Dari Batu Penggiling hingga Mesin Uap Tjolomadoe

Industri gula adalah cikal bakal lahirnya konglomerasi pertama di Asia Tenggara yakni Kian Gwan Concern milik Oei Tiong Ham yang berpusat di Semarang dengan soko guru pabrik-pabrik gula di Jawa Tengah dan Jawa Timur. Konglomerasi Oei Tiong Ham mengembang dengan cabang usaha di Jawa, Sumatera, Indonesia Timur, Singapura, Bangkok di Kerajaan Siam, China, Amerika Serikat, Inggris, dan Belanda.

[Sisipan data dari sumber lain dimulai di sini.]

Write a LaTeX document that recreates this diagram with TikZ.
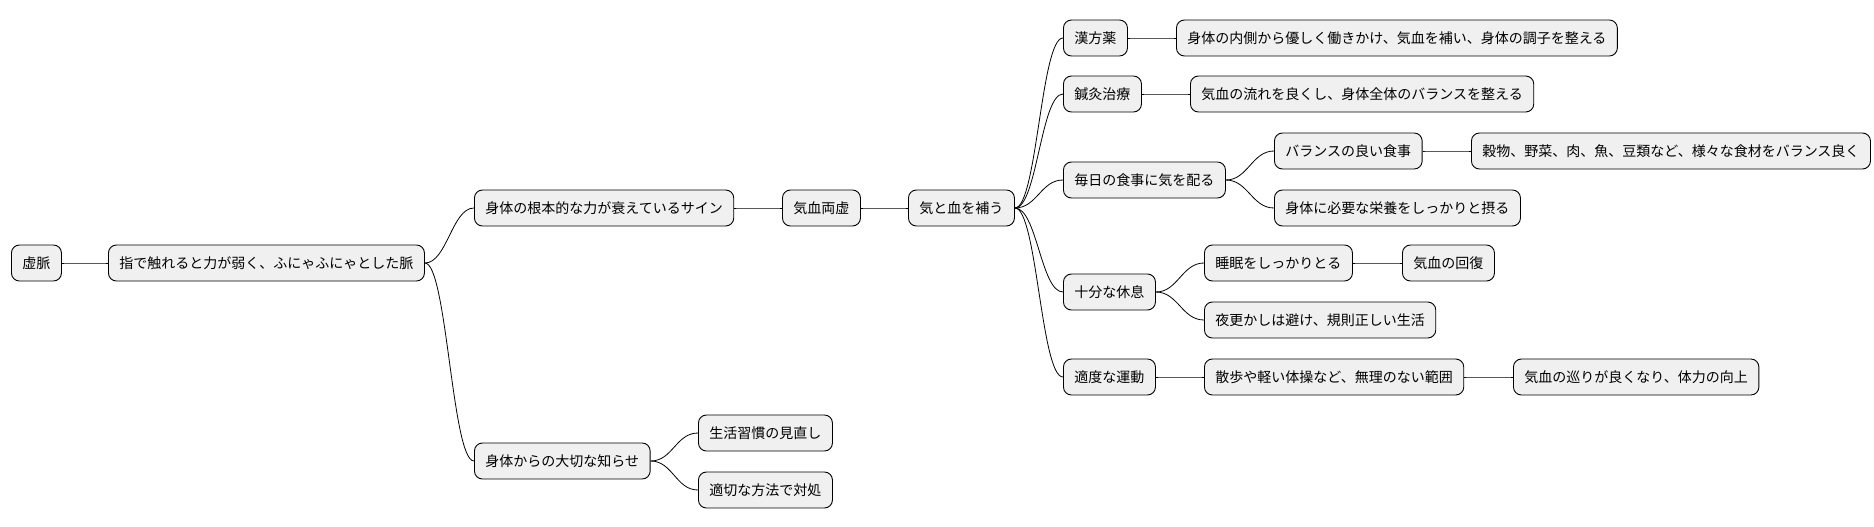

Semua itu dimotori keuntungan industri gula yang mampu mengalahkan produksi gula di Hindia Barat atau Kepulauan Karibia yang didominasi kekuasaan Inggris, Prancis, dan Spanyol. Industri gula di Jawa bermula dari tumbuhnya tempat penggilingan tebu dan memasak air tebu menjadi gula pasir hingga arak di sekitar Kota Batavia abad ke-17 dan ke-18.

Semasa itu, didatangkan dari China selatan batu-batu gilingan bulat dan batu alas berbentuk persegi empat yang menjadi “mesin” pabrik gula dengan bobot total bisa mencapai 3 Ton. Batu-batu tersebut digunakan sebagai ballast – pemberat kapal-kapal jung pedagang dari China yang kemudian memuat rempah dan komoditas dari Nusantara untuk dibawa pulang.

KOMPAS/EDDY HASBY
Batu gilingan tebu (suikermolen) merupakan bukti sejarah adanya kilang-kilang gula di sisi sungai yang ada Batavia di abad ke-18-19.

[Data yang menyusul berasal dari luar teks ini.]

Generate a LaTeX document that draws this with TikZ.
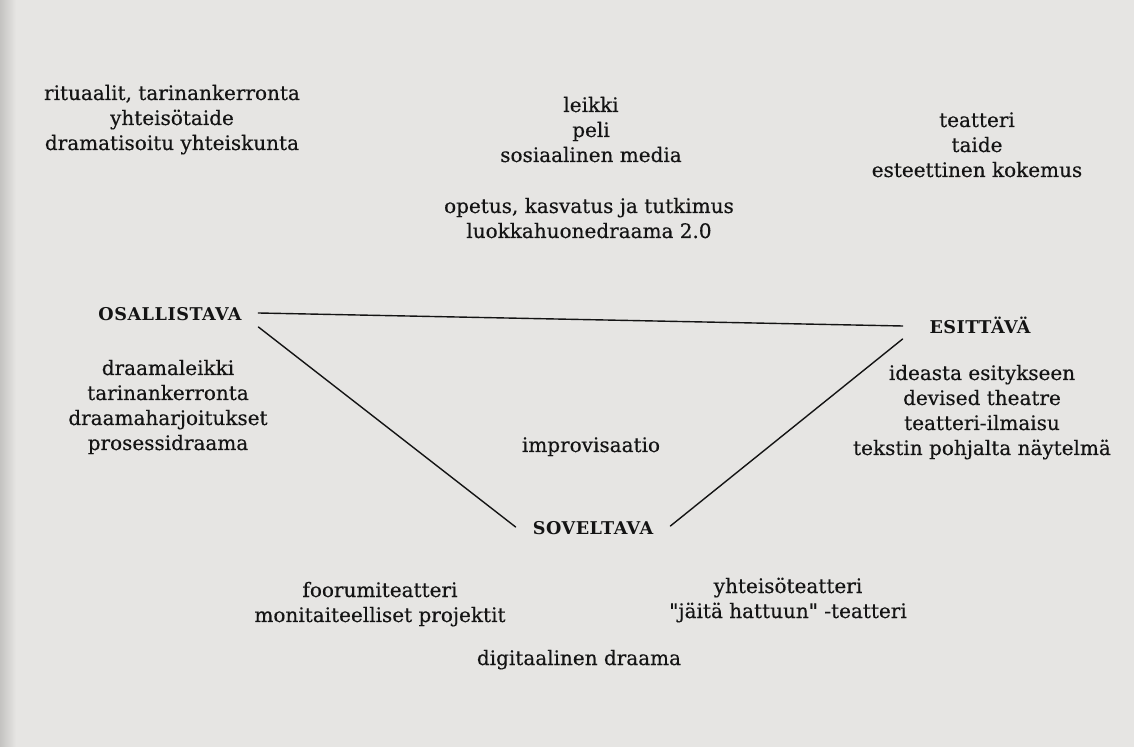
\documentclass[tikz,border=0pt]{standalone}
\usepackage{fontspec}
\setmainfont[FakeBold=0.4]{DejaVu Serif}
\newfontfamily\capsfont[LetterSpace=3]{DejaVu Serif Bold}
\usepackage{xcolor}
\usepackage{tikz}
\usetikzlibrary{calc}
\definecolor{pagegray}{RGB}{230,229,227}
\definecolor{pageedge}{RGB}{196,195,193}
\definecolor{inkblack}{RGB}{20,20,20}

\begin{document}
\begin{tikzpicture}[x=0.5pt, y=-0.5pt, line cap=round, line join=round,
    lbl/.style={inkblack, anchor=base, align=center, inner sep=0pt,
      font=\fontsize{10}{12.5}\selectfont},
    corner/.style={inkblack, anchor=base, inner sep=0pt,
      font=\capsfont\fontsize{8.8}{10}\selectfont},
    link/.style={inkblack, line width=0.7pt}]
  \useasboundingbox (0,0) rectangle (1134,747); % page photo, 1 unit = 1 px
  % paper
  \fill[pagegray] (0,0) rectangle (1134,747);
  \shade[left color=pageedge, right color=pagegray] (0,0) rectangle (16,747);

  % three corners of the triangle
  \node[corner, minimum width=88pt] (osal) at (170,321) {OSALLISTAVA};
  \node[corner, minimum width=77pt] (esit) at (980,334) {ESITTÄVÄ};
  \node[corner, minimum width=77pt] (sov) at (593,535) {SOVELTAVA};

  \draw[link] ($(osal.base east)+(0,-8)$) -- ($(esit.base west)+(0,-8)$);
  \draw[link] ($(osal.base east)+(0,6)$) -- ($(sov.base west)+(0,-8)$);
  \draw[link] ($(sov.base east)+(0,-9)$) -- ($(esit.base west)+(0,5)$);

  % forms of drama round the triangle (base = last line)
  \node[lbl] (ritual) at (172,150) {rituaalit, tarinankerronta\\yhteisötaide\\dramatisoitu yhteiskunta};
  \node[lbl] (leikki) at (591,162) {leikki\\peli\\sosiaalinen media};
  \node[lbl] (teatteri) at (977,177) {teatteri\\taide\\esteettinen kokemus};
  \node[lbl] (opetus) at (589,238) {opetus, kasvatus ja tutkimus\\luokkahuonedraama 2.0};

  \node[lbl] (draama) at (168,450) {draamaleikki\\tarinankerronta\\draamaharjoitukset\\prosessidraama};
  \node[lbl] (ideasta) at (982,455) {ideasta esitykseen\\devised theatre\\teatteri-ilmaisu\\tekstin pohjalta näytelmä};
  \node[lbl] (improv) at (591,452) {improvisaatio};

  \node[lbl] (foorumi) at (380,622) {foorumiteatteri\\monitaiteelliset projektit};
  \node[lbl] (yhteiso) at (788,618) {yhteisöteatteri\\\textquotedbl jäitä hattuun\textquotedbl{} -teatteri};
  \node[lbl] (digi) at (579,665) {digitaalinen draama};

\end{tikzpicture}
\end{document}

Batu gilingan tersebut kemudian lenyap di abad ke-19 seiring revolusi industri di Eropa, digantikan dengan mesin-mesin uap. Di luar kapal api bermesin uap yang hadir ke Asia dan Nusantara, mesin uap pertama untuk industri yang masuk di Pulau Jawa pada tahun 1800-an adalah mesin penggiling di pabrik gula.

Pelaut Jawa ke China

Hubungan pergi – pulang dari China dan Nusantara dari kedua arah adalah hubungan lebih dari dua milenial sesama peradaban tua di Asia. Berbagai dinasti berganti di China dan Nusantara, hubungan terus terjalin hingga era kolonisasi Eropa di Asia dan Afrika yang mengubah pola hubungan menjadi atasan dan bawahan, yang dipertuan dan negeri jajahan.

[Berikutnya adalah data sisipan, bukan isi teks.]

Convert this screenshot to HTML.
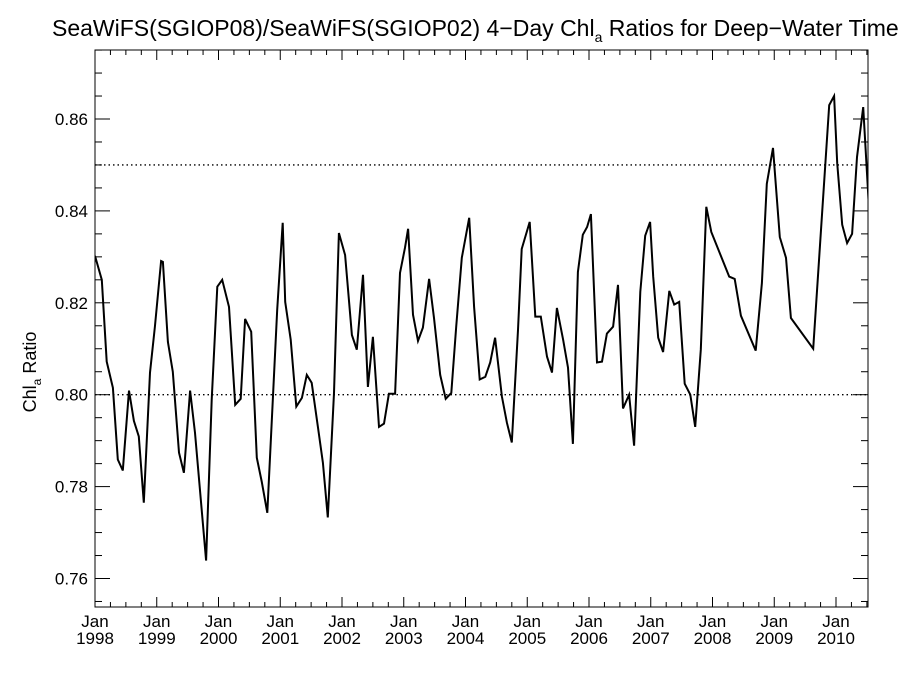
<!DOCTYPE html>
<html><head><meta charset="utf-8"><style>
html,body{margin:0;padding:0;background:#fff;width:900px;height:675px;overflow:hidden}
svg text{font-family:"Liberation Sans",Arial,sans-serif;fill:#000}
</style></head><body>
<svg id="chart" width="900" height="675" viewBox="0 0 900 675" xmlns="http://www.w3.org/2000/svg">
<text x="52" y="36" font-size="23">SeaWiFS(SGIOP08)/SeaWiFS(SGIOP02) 4−Day Chl<tspan font-size="14" dy="6">a</tspan><tspan dy="-6"> Ratios for Deep−Water Time Series</tspan></text>
<text transform="translate(36,372) rotate(-90)" text-anchor="middle" font-size="18">Chl<tspan font-size="12" dy="5">a</tspan><tspan dy="-5"> Ratio</tspan></text>
<g id="axes"></g>
<g id="series"></g>
</svg>
<script>
const years=[1998.00,1998.11,1998.19,1998.29,1998.37,1998.45,1998.55,1998.63,1998.71,1998.79,1998.89,1998.97,1999.07,1999.10,1999.18,1999.26,1999.36,1999.44,1999.54,1999.62,1999.80,1999.89,1999.98,2000.06,2000.17,2000.27,2000.36,2000.43,2000.53,2000.62,2000.70,2000.79,2000.95,2001.04,2001.08,2001.17,2001.26,2001.35,2001.43,2001.51,2001.61,2001.69,2001.77,2001.87,2001.95,2002.05,2002.16,2002.24,2002.34,2002.42,2002.50,2002.60,2002.68,2002.76,2002.86,2002.94,2003.02,2003.07,2003.15,2003.23,2003.31,2003.41,2003.49,2003.59,2003.68,2003.77,2003.85,2003.94,2004.06,2004.14,2004.23,2004.32,2004.40,2004.48,2004.59,2004.67,2004.75,2004.85,2004.91,2005.04,2005.13,2005.22,2005.32,2005.40,2005.48,2005.58,2005.66,2005.74,2005.82,2005.90,2005.97,2006.03,2006.13,2006.21,2006.29,2006.39,2006.47,2006.55,2006.65,2006.73,2006.83,2006.91,2006.99,2007.04,2007.12,2007.20,2007.30,2007.38,2007.46,2007.55,2007.64,2007.72,2007.81,2007.90,2007.98,2008.27,2008.36,2008.46,2008.70,2008.80,2008.88,2008.98,2009.09,2009.19,2009.27,2009.63,2009.74,2009.89,2009.97,2010.02,2010.10,2010.18,2010.26,2010.34,2010.44,2010.53];
const ratios=[0.8302,0.8250,0.8072,0.8015,0.7859,0.7835,0.8009,0.7943,0.7909,0.7765,0.8048,0.8148,0.8291,0.8289,0.8115,0.8050,0.7874,0.7830,0.8009,0.7917,0.7639,0.7989,0.8235,0.8250,0.8191,0.7978,0.7991,0.8165,0.8137,0.7863,0.7811,0.7743,0.8185,0.8374,0.8202,0.8120,0.7974,0.7993,0.8043,0.8026,0.7930,0.7852,0.7733,0.8004,0.8352,0.8304,0.8130,0.8098,0.8261,0.8017,0.8126,0.7930,0.7937,0.8002,0.8002,0.8265,0.8320,0.8361,0.8174,0.8117,0.8146,0.8252,0.8167,0.8043,0.7991,0.8004,0.8148,0.8298,0.8385,0.8191,0.8033,0.8039,0.8070,0.8124,0.7996,0.7939,0.7896,0.8141,0.8317,0.8376,0.8170,0.8170,0.8083,0.8048,0.8189,0.8120,0.8059,0.7893,0.8267,0.8348,0.8365,0.8393,0.8070,0.8072,0.8133,0.8148,0.8239,0.7970,0.8000,0.7889,0.8224,0.8346,0.8376,0.8257,0.8124,0.8093,0.8226,0.8196,0.8202,0.8024,0.8000,0.7930,0.8098,0.8409,0.8354,0.8257,0.8252,0.8172,0.8096,0.8243,0.8459,0.8537,0.8343,0.8298,0.8167,0.8100,0.8322,0.8630,0.8650,0.8504,0.8370,0.8330,0.8350,0.8517,0.8626,0.8417];
const yTicks=[0.76,0.78,0.80,0.82,0.84,0.86];
const yTickLabels=["0.76","0.78","0.80","0.82","0.84","0.86"];
const xTickYears=[1998,1999,2000,2001,2002,2003,2004,2005,2006,2007,2008,2009,2010];
const refLines=[0.80,0.85];

const L=95,R=868,T=50,B=607;
const xMin=1998,xMax=1998+(R-L)/61.75;
const yAt86=119,pxPerUnit=4595;
const xs=v=>L+(v-xMin)*61.75;
const ys=v=>yAt86-(v-0.86)*pxPerUnit;
const NS="http://www.w3.org/2000/svg";
const axes=document.getElementById('axes'),series=document.getElementById('series');
function mk(tag,attrs,parent){const e=document.createElementNS(NS,tag);for(const k in attrs)e.setAttribute(k,attrs[k]);parent.appendChild(e);return e;}

const frame=mk('rect',{x:L,y:T,width:R-L,height:B-T,fill:'none',stroke:'#000','stroke-width':1},axes);



// y minor ticks
for(let v=0.755;v<=0.876;v+=0.005){
  const y=ys(v); if(y<T||y>B)continue;
  const major=yTicks.some(t=>Math.abs(t-v)<1e-6);
  const len=major?15:7;
  const t1=mk('line',{x1:L,y1:y,x2:L+len,y2:y,stroke:'#000','stroke-width':1},axes);
  
  
  const t2=mk('line',{x1:R,y1:y,x2:R-len,y2:y,stroke:'#000','stroke-width':1},axes);
  
  
}
yTicks.forEach((v,i)=>{
  const t=mk('text',{x:L-7,y:ys(v)+6,'text-anchor':'end','font-size':17},axes);
  t.textContent=yTickLabels[i];
  
  
});
// x ticks
for(let q=0;q<=4*13;q++){
  const yr=xMin+q/4; const x=xs(yr); if(x>R+0.5)continue;
  const len=(q%4===0)?10:5;
  const a=mk('line',{x1:x,y1:B,x2:x,y2:B-len,stroke:'#000','stroke-width':1},axes);
  
  
  const b=mk('line',{x1:x,y1:T,x2:x,y2:T+len,stroke:'#000','stroke-width':1},axes);
  
  
}
xTickYears.forEach(yr=>{
  const x=xs(yr);
  const t=mk('text',{x:x,y:B+20,'text-anchor':'middle','font-size':17},axes);
  t.textContent='Jan';
  
  
  const t2=mk('text',{x:x,y:B+37,'text-anchor':'middle','font-size':17},axes);
  t2.textContent=String(yr);
  
  
});
refLines.forEach(v=>{
  const l=mk('line',{x1:L,y1:ys(v),x2:R,y2:ys(v),stroke:'#000','stroke-width':1.3,'stroke-dasharray':'1.5 3'},series);
  
  
});
const clip=mk('clipPath',{id:'pc'},series);
mk('rect',{x:L,y:T,width:R-L,height:B-T},clip);
const pts=years.map((yr,i)=>xs(yr).toFixed(1)+','+ys(ratios[i]).toFixed(1)).join(' ');
const pl=mk('polyline',{points:pts,fill:'none',stroke:'#000','stroke-width':2,'stroke-linejoin':'miter','clip-path':'url(#pc)'},series);


</script>
</body></html>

Hubungan Nusantara – China Daratan ternyata berjalan lebih lama dari catatan Barat versi Groeneveldt yang bersumber dari Ying Ya Sheng Lan yakni catatan Ma Huan tentang perjalanan ke negeri-negeri di lautan selatan yang menyertai ekspedisi Zheng He tahun 1433 Masehi. Pada abad ke 5 Masehi atau awal tahun 400, rohaniwan Fa Hian sudah mencatat tentang Pulau Jawa dan peri kehidupan masyarakat di Jawa saat dia menjelajah dari India – Nusantara – China.

KOMPAS/ EDDY HASBY
Pada batu gilingan tebu (suikermolen) terdapat aksara China yang merupakan bukti sejarah adanya kilang-kilang gula di sisi sungai yang ada Ommelanden Batavia di abad ke 18-19.

Catatan tertua tentang hubungan China – Nusantara, menurut Guru Besar Sastra China Universitas Indonesia, Nurni Wahyu Wuryandari, terdapat di tahun 133 Masehi atau zaman Dinasti Han dengan Pulau Jawa. Ketika itu Kerajaan tertua di Jawa yang berhubungan dengan China adalah Salakanagara di sebelah barat Pulau Jawa.